Rick in the Young Ones had been a painful, middle-class pastiche of the worst kind of left-wingery, he said. "Deep down, you knew he was a Tory."
Yet his later character B'Stard had crossed the floor in 2006 to join New Labour, remaining just as heinous as his previous Conservative incarnation had been - or perhaps more so.
"He used to be a baddie," Mayall continued in the Sky News interview. But after switching teams, he became "really evil, like Satan's nasty brother".
Mr Reed detected within the actor an ideological proximity to Old Labour, although he emphasised this was speculation not based on any particular personal insight.
But Mr Elliot concluded that Mayall was probably motivated by a more general "anti-politics feeling" than any particular leanings to the right or the left.

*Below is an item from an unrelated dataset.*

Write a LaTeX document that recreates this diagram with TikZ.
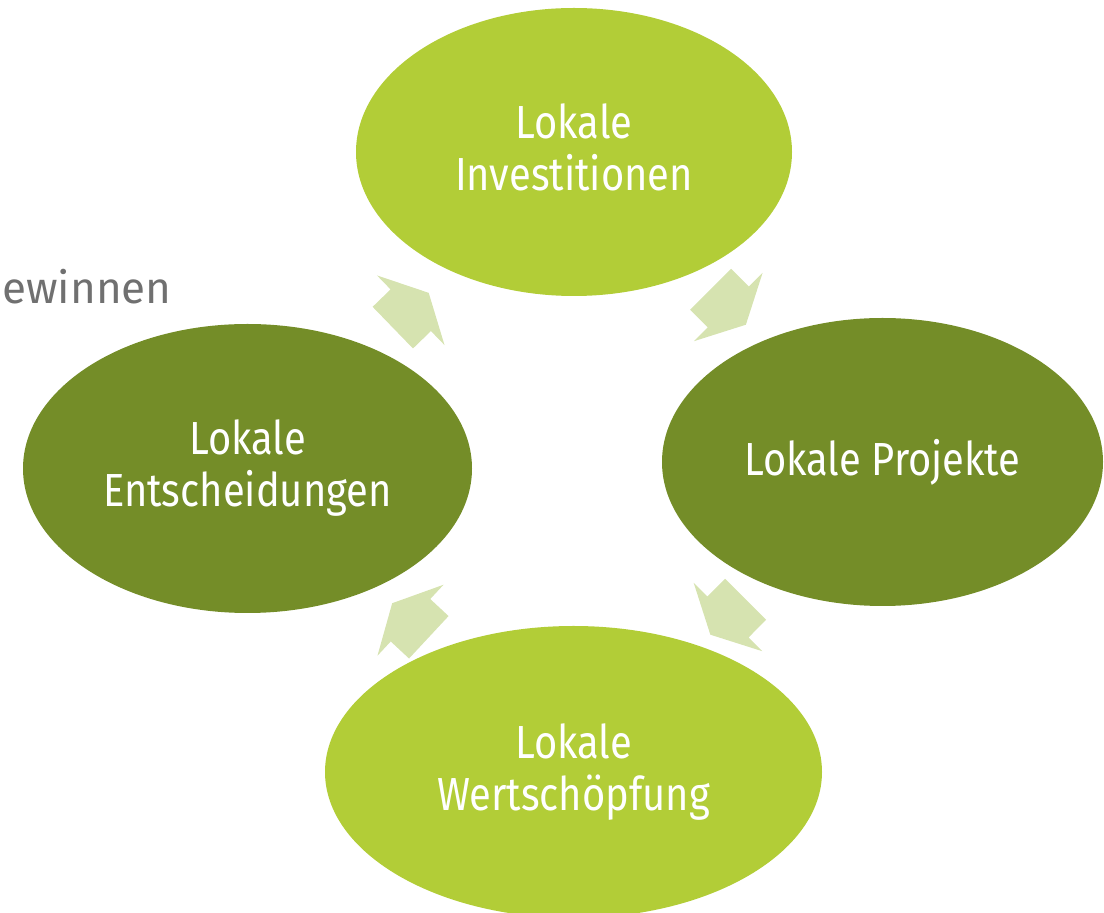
\documentclass[tikz,border=0pt]{standalone}
\usepackage{fontspec}
\setmainfont{Fira Sans}[FakeStretch=0.86]
\newfontfamily\widefont{Fira Sans}
\usetikzlibrary{shapes.geometric}

\definecolor{lightgreen}{RGB}{178,205,55}
\definecolor{darkgreen}{RGB}{116,141,40}
\definecolor{arrowgreen}{RGB}{214,227,176}
\definecolor{labelgray}{RGB}{112,112,112}

\tikzset{
  stage/.style={ellipse, inner sep=0pt, text=white, align=center,
    font=\fontsize{23.2}{26}\selectfont, text depth=5pt},
  lightstage/.style={stage, fill=lightgreen},
  darkstage/.style={stage, fill=darkgreen},
  pics/flowarrow/.style={code={
    \fill[arrowgreen] (-25,-29) -- (0,-29) -- (0,-48.5) -- (25,0) -- (0,48.5) -- (0,29) -- (-25,29) -- cycle;
  }}
}

\begin{document}
\begin{tikzpicture}[x=0.5pt, y=-0.5pt]
  \useasboundingbox (0,0) rectangle (1104,913);
  \clip (0,0) rectangle (1104,913);

  \node[lightstage, minimum width=218pt, minimum height=144pt] (invest) at (574,152) {Lokale\\Investitionen};
  \node[darkstage, minimum width=220.5pt, minimum height=144pt] (projekt) at (882.5,462) {Lokale Projekte};
  \node[lightstage, minimum width=248.5pt, minimum height=146pt] (wert) at (573.5,772) {Lokale\\Wertschöpfung};
  \node[darkstage, minimum width=224.5pt, minimum height=144.5pt] (entsch) at (247.5,468.5) {Lokale\\Entscheidungen};

  \path (entsch.center) -- pic[pos=0.5, sloped, allow upside down] {flowarrow} (invest.center);
  \path (invest.center) -- pic[pos=0.5, sloped, allow upside down] {flowarrow} (projekt.center);
  \path (projekt.center) -- pic[pos=0.5, sloped, allow upside down] {flowarrow} (wert.center);
  \path (wert.center) -- pic[pos=0.5, sloped, allow upside down] {flowarrow} (entsch.center);

  \node[anchor=base west, inner sep=0pt, text=labelgray, font=\widefont\fontsize{22}{25}\selectfont] (gewinn) at (2,304) {ewinnen};
\end{tikzpicture}
\end{document}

B'Stard campaigned in the No-to-AV referendum broadcast under a multi-coloured banner to imply that AV would make coalitions more likely
Conservative MP George Eustice, who worked with Mayall on both the anti-euro No Campaign and the No2AV campaign, said he had not found him to be an intensely political person - just someone who cared deeply about these particular issues.
He also put forward another theory about why so little had entered the public domain about Mayall's personal political beliefs.
Dabbling in party politics risked alienating both viewers and broadcasters, which have a duty to remain politically neutral - and could therefore have been bad for business.
"Anyone who has got a career based on getting contracts with the BBC and the like, their agents are not keen on them getting involved in anything remotely political," he said.
"But when there was an issue that he really cared about, he wasn't scared to put his head about the parapet."